EP by the Rolling Stones
- Released: 10 January 1964
- Recorded: 8 August and 14 November 1963
- Studio: Decca, London; De Lane Lea, London;
- Genre: Rock
- Length: 9:25
- Language: English
- Label: Decca (UK) London (Canada)
- Producer: Andrew Loog Oldham, Eric Easton

The Rolling Stones chronology
|  | The Rolling Stones (1964) | The Rolling Stones (1964) |

= The Rolling Stones (EP) =

The Rolling Stones is the debut EP released by the Rolling Stones on 10 January 1964.

==History==
It was released both to capitalise on their first Top 20 hit "I Wanna Be Your Man" and to test the commercial appeal of the band before their UK label Decca Records would commit to letting them record an album. The Rolling Stones includes four songs recorded at two separate sessions in August and November 1963.

The Rolling Stones features R&B covers of some of the band's favourite artists, and some recent American hits.

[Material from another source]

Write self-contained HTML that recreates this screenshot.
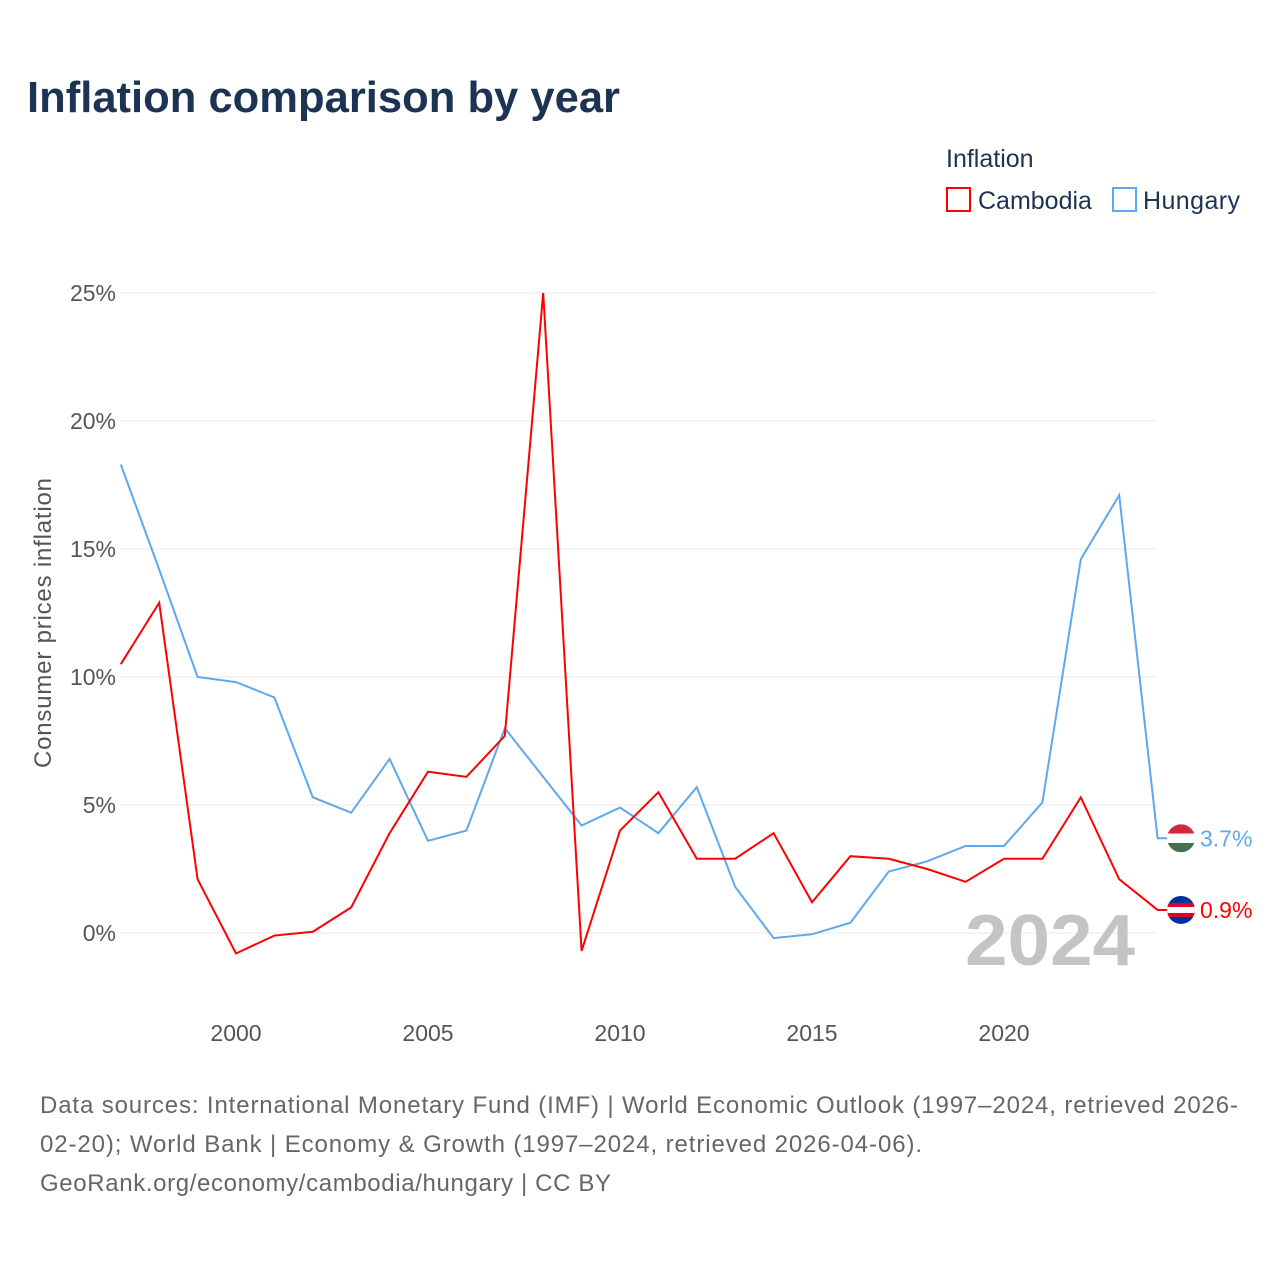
<!DOCTYPE html>
<html><head><meta charset="utf-8"><style>
body{margin:0;background:#fff;font-family:"Liberation Sans",sans-serif}
</style></head><body>
<svg width="1280" height="1280" xmlns="http://www.w3.org/2000/svg" style="font-family:'Liberation Sans',sans-serif">
<rect width="1280" height="1280" fill="#fff"/>
<text x="27" y="112" font-size="44" font-weight="bold" fill="#1c3353" textLength="593" lengthAdjust="spacingAndGlyphs">Inflation comparison by year</text>
<g>
<text x="946" y="167" font-size="25" fill="#1c3353">Inflation</text>
<g><rect x="947" y="188" width="23" height="23" fill="none" stroke="#ff0000" stroke-width="2"/><text x="978" y="209" font-size="25" fill="#1c3353">Cambodia</text></g>
<g><rect x="1113" y="188" width="23" height="23" fill="none" stroke="#5ea8ee" stroke-width="2"/><text x="1143" y="209" font-size="25" fill="#1c3353" textLength="97">Hungary</text></g>
</g>
<g id="grid"></g>
<g id="yticks"></g>
<g id="xticks"></g>
<text transform="translate(51,623) rotate(-90)" text-anchor="middle" font-size="24" fill="#555" textLength="290">Consumer prices inflation</text>
<text x="1135" y="965" text-anchor="end" font-size="72" font-weight="bold" fill="#c4c4c4" textLength="170" lengthAdjust="spacingAndGlyphs">2024</text>
<g id="series"></g>
<g font-size="24" fill="#666">
<text x="40" y="1113" textLength="1198">Data sources: International Monetary Fund (IMF) | World Economic Outlook (1997–2024, retrieved 2026-</text>
<text x="40" y="1152" textLength="882">02-20); World Bank | Economy &amp; Growth (1997–2024, retrieved 2026-04-06).</text>
<text x="40" y="1191" textLength="571">GeoRank.org/economy/cambodia/hungary | CC BY</text>
</g>
</svg>
<script>
const years=[1997,1998,1999,2000,2001,2002,2003,2004,2005,2006,2007,2008,2009,2010,2011,2012,2013,2014,2015,2016,2017,2018,2019,2020,2021,2022,2023,2024];
const cambodia=[10.5,12.9,2.1,-0.8,-0.1,0.05,1.0,3.9,6.3,6.1,7.7,25.0,-0.7,4.0,5.5,2.9,2.9,3.9,1.2,3.0,2.9,2.5,2.0,2.9,2.9,5.3,2.1,0.9];
const hungary=[18.3,14.2,10.0,9.8,9.2,5.3,4.7,6.8,3.6,4.0,8.0,6.1,4.2,4.9,3.9,5.7,1.8,-0.2,-0.05,0.4,2.4,2.8,3.4,3.4,5.1,14.6,17.1,3.7];
const yTicks=[0,5,10,15,20,25];
const xTicks=[2000,2005,2010,2015,2020];
const NS="http://www.w3.org/2000/svg";
const X=y=>120.8+(y-1997)*38.4;
const Y=v=>933-v*25.6;
function mk(t,a,p){const e=document.createElementNS(NS,t);for(const k in a)e.setAttribute(k,a[k]);p.appendChild(e);return e;}
const grid=document.getElementById('grid'),yt=document.getElementById('yticks'),xt=document.getElementById('xticks'),ser=document.getElementById('series');
yTicks.forEach(v=>{
 const l=mk('line',{x1:120,x2:1157,y1:Y(v),y2:Y(v),stroke:'#e8e8e8','stroke-width':1},grid);
 
 
 const t=mk('text',{x:116,y:Y(v)+8,'text-anchor':'end','font-size':23,fill:'#555'},yt);
 t.textContent=v+'%';
 
 
});
xTicks.forEach(y=>{
 const t=mk('text',{x:X(y),y:1041,'text-anchor':'middle','font-size':23,fill:'#555'},xt);
 t.textContent=y;
 
 
});
function line(vals,color,name,flag){
 let d=vals.map((v,i)=>(i?'L':'M')+X(years[i])+','+Y(vals[i])).join(' ');
 const last=vals[vals.length-1];
 d+=' L'+(X(years[years.length-1])+10)+','+Y(last);
 const p=mk('path',{d:d,fill:'none',stroke:color,'stroke-width':2},ser);
 
 
 const cx=1181,cy=Y(last);
 const g=mk('g',{},ser);
 
 
 const cp=mk('clipPath',{id:'c'+name},g);mk('circle',{cx:cx,cy:cy,r:14},cp);
 const gg=mk('g',{'clip-path':'url(#c'+name+')'},g);
 flag.forEach((f,i)=>mk('rect',{x:cx-14,y:cy-14+f[0],width:28,height:f[1],fill:f[2]},gg));
 const t=mk('text',{x:1200,y:cy+8,'font-size':23,fill:color},ser);
 t.textContent=last.toFixed(1)+'%';
 
 
}
line(hungary,'#5ea8ee','hungary',[[0,9.3,'#ce2939'],[9.3,9.4,'#fff'],[18.7,9.3,'#477050']]);
line(cambodia,'#ff0000','cambodia',[[0,7,'#032ea1'],[7,14,'#e00025'],[21,7,'#032ea1'],[11,6,'#fff']]);
</script>
</body></html>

Impact Sound is officially listed as the EP's producer. Eric Easton is possibly involved, Andrew Loog Oldham produced the opening track "Bye Bye Johnny".

==Release and reception==

Despite the rawness of the production, the EP reached No. 1 in the UK EP charts in February 1964, having entered the chart the week after its release.

The EP was released in Canada in 1964 by London Records Canada. The release was identical to the UK version including the picture sleeve along with the British label number DFE 8560. The Canadian EP pressing also used British stampers.

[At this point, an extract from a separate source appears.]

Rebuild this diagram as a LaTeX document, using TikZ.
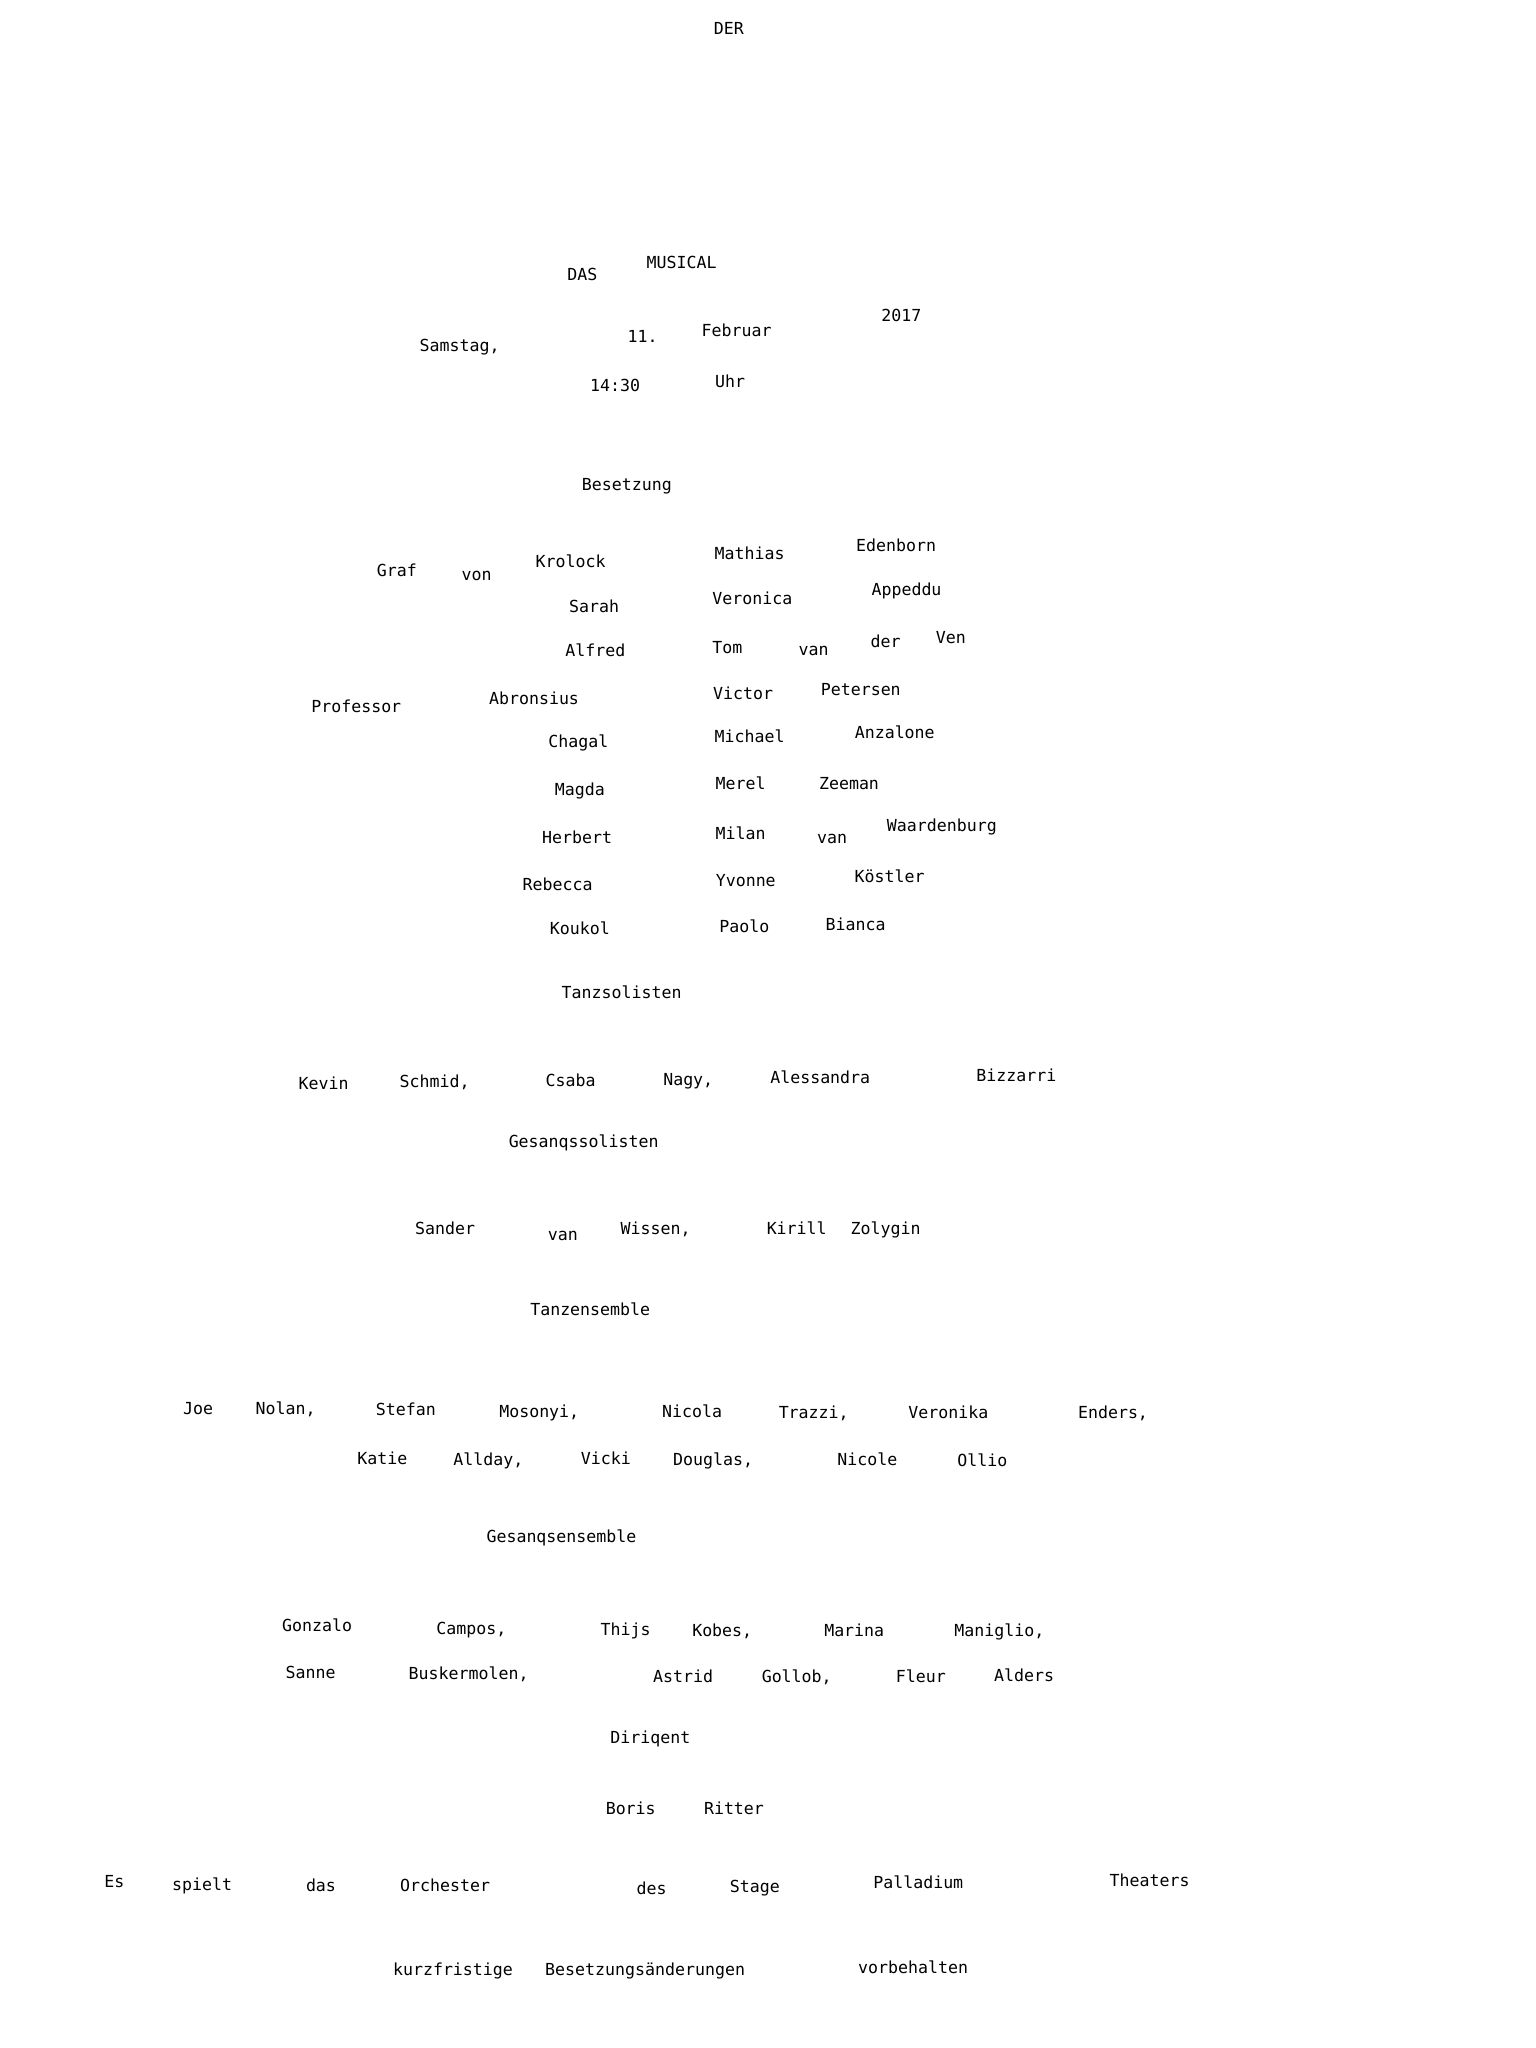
\documentclass[tikz,border=0pt]{standalone}
\usepackage{fontspec}
\newfontfamily\wordfont{DejaVu Sans Mono}
\begin{document}
\begin{tikzpicture}[x=0.65362pt,y=-0.65362pt,
  word/.style={inner sep=0pt, anchor=base, font=\wordfont\fontsize{8.3pt}{10pt}\selectfont, text=black}]
\fill[white] (0,0) rectangle (1175,1567);
\useasboundingbox (0,0) rectangle (1175,1567);
\foreach \x/\y/\t [count=\i] in {
557/21/DER, 445/209/DAS, 521/200/MUSICAL, 689/241/2017,
351/264/{Samstag,}, 491/257/11., 563/252/Februar,
470/294/14:30, 558/291/Uhr,
479/370/Besetzung,
303/436/Graf, 364/439/von, 436/429/Krolock, 573/423/Mathias, 685/417/Edenborn,
454/463/Sarah, 575/457/Veronica, 693/450/Appeddu,
455/497/Alfred, 556/495/Tom, 622/496/van, 677/490/der, 727/487/Ven,
272/540/Professor, 408/534/Abronsius, 568/530/Victor, 658/527/Petersen,
442/567/Chagal, 573/563/Michael, 684/560/Anzalone,
443/603/Magda, 566/599/Merel, 649/599/Zeeman,
441/640/Herbert, 566/637/Milan, 636/640/van, 720/631/Waardenburg,
426/676/Rebecca, 570/673/Yvonne, 680/670/Köstler,
443/710/Koukol, 569/708/Paolo, 654/707/Bianca,
475/759/Tanzsolisten,
247/828/Kevin, 332/827/{Schmid,}, 436/826/Csaba, 526/825/{Nagy,}, 627/824/Alessandra, 777/822/Bizzarri,
446/873/Gesanqssolisten,
340/939/Sander, 430/944/van, 501/939/{Wissen,}, 609/939/Kirill, 677/939/Zolygin,
451/1001/Tanzensemble,
151/1077/Joe, 218/1077/{Nolan,}, 310/1078/Stefan, 412/1079/{Mosonyi,}, 529/1079/Nicola, 622/1080/{Trazzi,}, 725/1080/Veronika, 851/1080/{Enders,},
292/1115/Katie, 373/1116/{Allday,}, 463/1115/Vicki, 545/1116/{Douglas,}, 663/1116/Nicole, 751/1117/Ollio,
429/1175/Gesanqsensemble,
242/1243/Gonzalo, 360/1245/{Campos,}, 478/1246/Thijs, 552/1247/{Kobes,}, 653/1247/Marina, 764/1247/{Maniglio,},
237/1279/Sanne, 358/1280/{Buskermolen,}, 522/1282/Astrid, 609/1282/{Gollob,}, 704/1282/Fleur, 783/1281/Alders,
497/1329/Diriqent,
482/1383/Boris, 561/1383/Ritter,
87/1439/Es, 154/1441/spielt, 245/1442/das, 340/1442/Orchester, 498/1444/des, 577/1443/Stage, 702/1440/Palladium, 879/1438/Theaters,
346/1506/kurzfristige, 493/1506/Besetzungsänderungen, 698/1505/vorbehalten}
  \node[word] (w\i) at (\x+0.6,\y+5.3) {\t};
\end{tikzpicture}
\end{document}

Bruce Eder of AllMusic writes: "The real centrepiece was Arthur Alexander's 'You Better Move On,' an American-spawned favourite that the band had been doing in concert — this was their chance to show a softer, more lyrical and soulful sound that was every bit as intense as the blues and hard R&B they'd already done on record..."

"Bye Bye Johnny" and "Money" did not see official US release until 1972's retrospective More Hot Rocks (Big Hits & Fazed Cookies); "You Better Move On" was featured on 1965's December's Children (And Everybody's); and "Poison Ivy" was issued in 2002 on the remastered version of More Hot Rocks.

Unavailable for decades, The Rolling Stones was reissued on Compact Disc in 2004 on the Singles 1963–1965 box set through ABKCO Records.

In November 2010, it was made available as part of a limited edition vinyl box set titled The Rolling Stones 1964-1969, by itself digitally at the same time, and in 2011 as part of the 60's UK EP Collection digital compilation.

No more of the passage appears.